A cassette magazine, or tapezine, is a publication contained entirely on computer-readable media, specifically on cassette. Its content consists of some combination of text, graphics, multimedia, and executable programs, and it is normally specific to one particular computer platform or operating system. The successor to the cassette magazine was the disk magazine.
Early home and hobby users of personal computers in the late 1970s and early 1980s sometimes typed in programs, usually in the BASIC language, which were published in the computer magazines of the time. This was a lot of work, and prone to error, so the idea of publishing a magazine directly on a computer-readable medium so that the programs could be run directly without typing came independently to several people.
Some ideas of putting bar codes into paper magazines, which could be read into a computer with the appropriate peripheral, were floated at the time, but never caught on.

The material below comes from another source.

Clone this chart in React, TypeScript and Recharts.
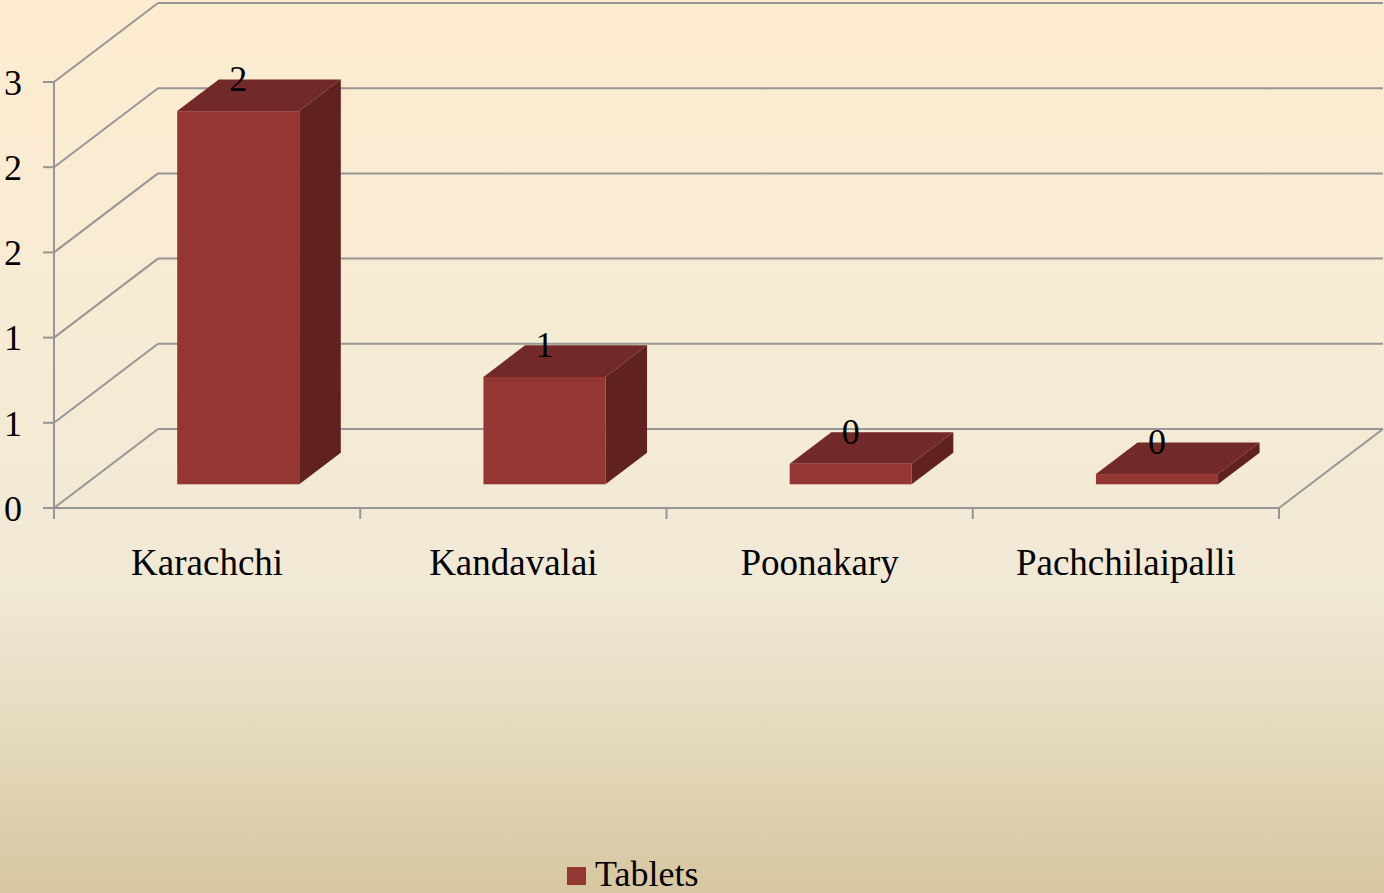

Since the common data storage medium of the earliest home computers was the audio cassette, the first magazine published on a physical computer medium was cassette magazine; CLOAD magazine, for the Radio Shack TRS-80 computer, began publication in 1978, named after the command to load a program from cassette on that computer system.
CLOAD was not the first electronic periodical, however, because various ARPANET digests had been published as text files sent around the network since the early 1970s. These, however, were pure ASCII text and hence were not cassette magazines or disk magazines by the current definition. Also, at the time, few people outside of academic institutions had access to this forerunner of the Internet.